Optical clock makes moves on fresh insights into Earth

Gravity has been measured with a transportable optical clock for the first time, opening up the possibility of more accurately mapping Earth’s surface.

optical clock
PTB trailer containing the transportable optical clock (left) with the NPL frequency comb located by the scientist in the middle. The rack immediately in front of the table is the end of the optical fibre link that runs from INRIM in Torin

A European team including researchers from the UK’s National Physical Laboratory carried out the experiment using one of the world’s only transportable optical atomic clocks.

According to Einstein’s Theory of Relativity, clocks closer to massive bodies run slower, meaning a clock at the bottom of a mountain will run more slowly than one at the top.

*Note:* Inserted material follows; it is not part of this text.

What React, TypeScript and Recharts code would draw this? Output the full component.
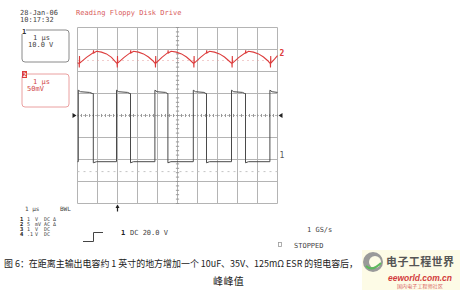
import { Line, LineChart, ReferenceDot, XAxis, YAxis } from "recharts"

// horizontal: 1 µs/div over 10 divisions; vertical: 8 divisions
const timeTicks = [0, 1, 2, 3, 4, 5, 6, 7, 8, 9, 10]
const divTicks = [-4, -3, -2, -1, 1, 2, 3, 4]
const minorTime = Array.from({ length: 51 }, (_, i) => i * 0.2)
const minorDiv = Array.from({ length: 41 }, (_, i) => -4 + i * 0.2)

// channel 1: switch node, 10 V/div
const ch1Time = [
  0, 0.04, 0.04, 0.15, 0.6, 0.75, 0.79, 0.79, 0.95, 1.95,
  1.95, 2.06, 2.5, 2.62, 2.65, 2.65, 2.8, 3.87,
  3.87, 3.98, 4.4, 4.5, 4.52, 4.52, 4.67, 5.79,
  5.79, 5.9, 6.32, 6.42, 6.45, 6.45, 6.6, 7.7,
  7.7, 7.81, 8.25, 8.36, 8.4, 8.4, 8.55, 9.62,
  9.62, 9.73, 10,
]
const ch1Volts = [
  -3, -3, 29.5, 28.8, 28.5, 28, 28, -3.5, -3, -3,
  29.5, 28.8, 28.5, 28, 28, -3.5, -3, -3,
  29.5, 28.8, 28.5, 28, 28, -3.5, -3, -3,
  29.5, 28.8, 28.5, 28, 28, -3.5, -3, -3,
  29.5, 28.8, 28.5, 28, 28, -3.5, -3, -3,
  29.5, 28.8, 28.5,
]

// channel 2: output ripple, AC coupled, 50 mV/div
const ch2Time = [
  0, 0.08, 0.09, 0.1, 0.11, 0.45, 0.79, 0.8, 0.81, 0.95, 1.2, 1.45, 1.7, 1.9, 1.98,
  1.99, 2.0, 2.01, 2.33, 2.65, 2.66, 2.67, 2.8, 3.05, 3.3, 3.55, 3.75, 3.89,
  3.9, 3.91, 3.92, 4.22, 4.52, 4.53, 4.54, 4.68, 4.95, 5.2, 5.45, 5.65, 5.81,
  5.82, 5.83, 5.84, 6.15, 6.45, 6.46, 6.47, 6.6, 6.85, 7.1, 7.35, 7.55, 7.72,
  7.73, 7.74, 7.75, 8.07, 8.4, 8.41, 8.42, 8.55, 8.8, 9.05, 9.3, 9.5, 9.64,
  9.65, 9.66, 9.67, 9.85, 10,
]
const ch2Millivolts = [
  -5, -7, -16, 10, -6, 7, 18, 23, 17, 21, 19, 15, 7, -3, -7,
  -16, 10, -6, 7, 18, 23, 17, 21, 19, 15, 8, 0, -7,
  -16, 10, -6, 7, 18, 23, 17, 21, 19, 15, 8, 0, -7,
  -16, 10, -6, 7, 18, 23, 17, 21, 19, 15, 8, 0, -7,
  -16, 10, -6, 7, 18, 23, 17, 21, 19, 15, 8, 0, -7,
  -16, 10, -6, 3, 11,
]

const channelRows = [
  ["1", "1", "V", "DC", "Δ"],
  ["2", "5", "mV", "AC", "Δ"],
  ["3", "1", "V", "DC", ""],
  ["4", ".1", "V", "DC", ""],
]

const ch1Data = ch1Time.map((t, i) => ({ t, v: ch1Volts[i] }))
const ch2Data = ch2Time.map((t, i) => ({ t, mv: ch2Millivolts[i] }))

// graticule drawn as broken polylines on the division axis (null breaks the path)
const gridV = timeTicks.flatMap((t) => [{ t, gv: -4 }, { t, gv: 4 }, { t, gv: null }])
const gridH = divTicks.flatMap((gh) => [{ t: 0, gh }, { t: 10, gh }, { t: 10, gh: null }])
const centreH = [{ t: 0, c: 0 }, { t: 10, c: 0 }]
const minorH = minorTime.flatMap((t) => [{ t, mh: -0.07 }, { t, mh: 0.07 }, { t, mh: null }])
const minorV = minorDiv.flatMap((mv2) => [{ t: 4.92, mv2 }, { t: 5.08, mv2 }, { t: 5.08, mv2: null }])
const refCh3 = [{ t: 0, r3: -2.55 }, { t: 10, r3: -2.55 }]
const refCh2 = [{ t: 0, r2: 0 }, { t: 10, r2: 0 }]

const MONO = "DejaVu Sans Mono"
const CJK = "Noto Sans CJK SC"
const GRID = "#b4b4b4"
const RED = "#dc3c3c"

function ScopeText() {
  const t = { fontFamily: MONO, fontSize: 7, fill: "#444" }
  const s = { fontFamily: MONO, fontSize: 5, fill: "#444" }
  return (
    <svg width={460} height={292} style={{ position: "absolute", left: 0, top: 0 }}>
      <text x={20} y={15} {...t}>28-Jan-06</text>
      <text x={20} y={22} {...t}>10:17:32</text>
      <text x={76} y={15} {...t} fill="#d85a5a">Reading Floppy Disk Drive</text>

      {/* channel 1 box */}
      <rect x={22} y={30} width={47} height={32} rx={3} fill="none" stroke="#8a8a8a" />
      <rect x={21} y={28} width={5} height={6} fill="#fff" />
      <text x={22} y={34} {...t} fill="#333" fontWeight="bold">1</text>
      <text x={33} y={40} {...t}>1 μs</text>
      <text x={28} y={47} {...t}>10.0 V</text>

      {/* channel 2 box */}
      <rect x={22} y={74} width={47} height={33} rx={3} fill="none" stroke="#eaa0a0" />
      <rect x={22} y={71} width={5} height={7} fill={RED} />
      <text x={23} y={77} fontFamily={MONO} fontSize={6} fill="#fff" fontWeight="bold">2</text>
      <text x={33} y={84} {...t} fill="#d04848">1 μs</text>
      <text x={27} y={91} {...t} fill="#d04848">50mV</text>

      {/* acquisition summary */}
      <text x={25} y={211} fontFamily={MONO} fontSize={6} fill="#444">1 μs</text>
      <text x={60} y={211} fontFamily={MONO} fontSize={6} fill="#444">BWL</text>
      {channelRows.map((row, i) => (
        <g key={row[0]}>
          <text x={20} y={221 + i * 5} {...s} fontSize={5.5} fontWeight="bold" fill="#222">{row[0]}</text>
          <text x={27} y={221 + i * 5} {...s}>{row[1]}</text>
          <text x={35} y={221 + i * 5} {...s}>{row[2]}</text>
          <text x={44} y={221 + i * 5} {...s}>{row[3]}</text>
          <text x={53} y={221 + i * 5} {...s}>{row[4]}</text>
        </g>
      ))}
      <path d="M83 241.5 H93.5 V232.5 H103" fill="none" stroke="#444" strokeWidth={1} />
      <text x={121} y={235} {...t} fontWeight="bold" fill="#222">1</text>
      <text x={130} y={235} {...t}>DC 20.0 V</text>
      <text x={307} y={232} {...t}>1 GS/s</text>
      <rect x={278.5} y={242.5} width={3} height={4} fill="none" stroke="#999" strokeWidth={0.8} />
      <text x={294} y={248} {...t}>STOPPED</text>

      {/* caption */}
      <text x={4} y={267} fontFamily={CJK} fontSize={9.6} textLength={354} lengthAdjust="spacingAndGlyphs" fill="#222">
        图 6：在距离主输出电容约 1 英寸的地方增加一个 10uF、35V、125mΩ ESR 的钽电容后，
      </text>
      <text x={213} y={285} fontFamily={CJK} fontSize={10} letterSpacing={0.4} fill="#222">峰峰值</text>

      {/* site mark */}
      <rect x={362} y={250} width={98} height={40} fill="#fdfbe6" />
      <circle cx={373} cy={262} r={10} fill="#9a9a9a" />
      <circle cx={375} cy={262} r={6} fill="#fdfbe6" />
      <path d="M366 266 Q372 272 381 263" fill="none" stroke="#5cb85c" strokeWidth={2} />
      <text x={386} y={266} fontFamily={CJK} fontSize={11} fontWeight="bold" fill="#555" textLength={68}>电子工程世界</text>
      <text x={388} y={281} fontFamily="Liberation Sans" fontSize={9.5} fontStyle="italic" fontWeight="bold"
        fill="#d23c3c" textLength={64} lengthAdjust="spacingAndGlyphs">
        eeworld.com.cn
      </text>
      <text x={397} y={288} fontFamily={CJK} fontSize={5} fill="#d86060" textLength={46}>国内电子工程师社区</text>
    </svg>
  )
}

export default function App() {
  return (
    <div style={{ position: "absolute", left: 0, top: 0, width: 460, height: 292, background: "#fff" }}>
      <LineChart width={460} height={292} margin={{ top: 27.5, right: 182.5, bottom: 88.5, left: 77.5 }}>
        <XAxis dataKey="t" type="number" domain={[0, 10]} ticks={timeTicks} hide />
        <YAxis yAxisId="div" type="number" domain={[-4, 4]} ticks={divTicks} hide />
        <YAxis yAxisId="ch1" type="number" domain={[-22, 58]} hide />
        <YAxis yAxisId="ch2" type="number" domain={[-325, 75]} hide />

        {/* graticule */}
        <Line yAxisId="div" data={gridV} dataKey="gv" stroke={GRID} strokeWidth={1} dot={false} isAnimationActive={false} />
        <Line yAxisId="div" data={gridH} dataKey="gh" stroke={GRID} strokeWidth={1} dot={false} isAnimationActive={false} />
        <Line yAxisId="div" data={centreH} dataKey="c" stroke="#777" strokeWidth={1} strokeDasharray="1 2" dot={false} isAnimationActive={false} />
        <Line yAxisId="div" data={minorH} dataKey="mh" stroke="#999" strokeWidth={1} dot={false} isAnimationActive={false} />
        <Line yAxisId="div" data={minorV} dataKey="mv2" stroke="#999" strokeWidth={1} dot={false} isAnimationActive={false} />
        <Line yAxisId="div" data={refCh3} dataKey="r3" stroke="#c4c4c4" strokeWidth={1} strokeDasharray="2 4" dot={false} isAnimationActive={false} />
        <Line yAxisId="ch2" data={refCh2} dataKey="r2" stroke="#e49a9a" strokeWidth={1} strokeDasharray="1 4" dot={false} isAnimationActive={false} />

        <Line yAxisId="ch1" data={ch1Data} dataKey="v" type="linear" stroke="#4a4a4a" strokeWidth={1}
          dot={false} isAnimationActive={false} />
        <Line yAxisId="ch2" data={ch2Data} dataKey="mv" type="linear" stroke={RED} strokeWidth={1.1}
          dot={false} isAnimationActive={false} />

        {/* trigger level arrows */}
        <ReferenceDot yAxisId="div" x={0} y={0} ifOverflow="visible"
          shape={(p: any) => <path d={`M${p.cx - 5} ${p.cy - 2.5} L${p.cx - 1} ${p.cy} L${p.cx - 5} ${p.cy + 2.5} Z`} fill="#222" />} />
        <ReferenceDot yAxisId="div" x={10} y={0} ifOverflow="visible"
          shape={(p: any) => <path d={`M${p.cx + 5} ${p.cy - 2.5} L${p.cx + 1} ${p.cy} L${p.cx + 5} ${p.cy + 2.5} Z`} fill="#222" />} />
        {/* trigger position */}
        <ReferenceDot yAxisId="div" x={2} y={-4} ifOverflow="visible"
          shape={(p: any) => (
            <g>
              <line x1={p.cx} y1={p.cy + 2} x2={p.cx} y2={p.cy + 8} stroke="#222" strokeWidth={1.2} />
              <path d={`M${p.cx - 2} ${p.cy + 4.5} L${p.cx} ${p.cy + 1} L${p.cx + 2} ${p.cy + 4.5} Z`} fill="#222" />
            </g>
          )} />
        {/* channel ground markers */}
        <ReferenceDot yAxisId="ch1" x={10} y={0} ifOverflow="visible"
          shape={(p: any) => <text x={p.cx + 2} y={p.cy + 3} fontFamily={MONO} fontSize={8} fill="#555">1</text>} />
        <ReferenceDot yAxisId="ch2" x={10} y={0} ifOverflow="visible"
          shape={(p: any) => <text x={p.cx + 2} y={p.cy - 5} fontFamily={MONO} fontSize={8} fontWeight="bold" fill={RED}>2</text>} />
      </LineChart>
      <ScopeText />
    </div>
  )
}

Optical clocks are now so precise that they are sensitive to these changes, meaning the technique can be used to accurately measure height differences as small as 1cm across Earth’s surface.

Unlike satellite-based measurements, which average the gravity potential over large distances, optical clocks can make measurements at specific locations. And with a transportable clock, these measurements can be taken at points of particular interest, according to Helen Margolis, fellow in optical frequency standards and metrology at NPL.

In this way, the technique could be used to monitor changes to Earth’s gravity potential caused by climate change, for example.

In an experiment described in Nature Physics, the team transported the optical clock to a laboratory located 1,700m below a mountain, in the Frejus road tunnel between France and Italy.

“We took the clock to this particular lab under the Alps because the area is subject to long term uplift, which means that the gravity potential is slowly changing over time, giving us a realistic test bed,” said Margolis. “But you could also imagine placing them in locations where you could monitor changing sea levels that might result from climate change,” she said.

Until now optical clocks have been restricted to laboratories at major research institutes. But researchers at the Physikalisch-Technische Bundesanstalt (PTB) in Germany recently developed a transportable strontium optical lattice clock.

They transported this clock down to the South of France, where it was connected by optical fibre link to another optical clock at the Istituto Nazionale di Ricerca Metrologica (INRIM), 90km away in Turin, at a height distance of around 1000m. The team then measured the gravity potential difference between the two clocks.

Since the portable clock and the laser used to transmit over the fibre operate at different frequencies, NPL researchers provided a frequency comb to relate these different frequencies, allowing the devices to be connected, said Margolis.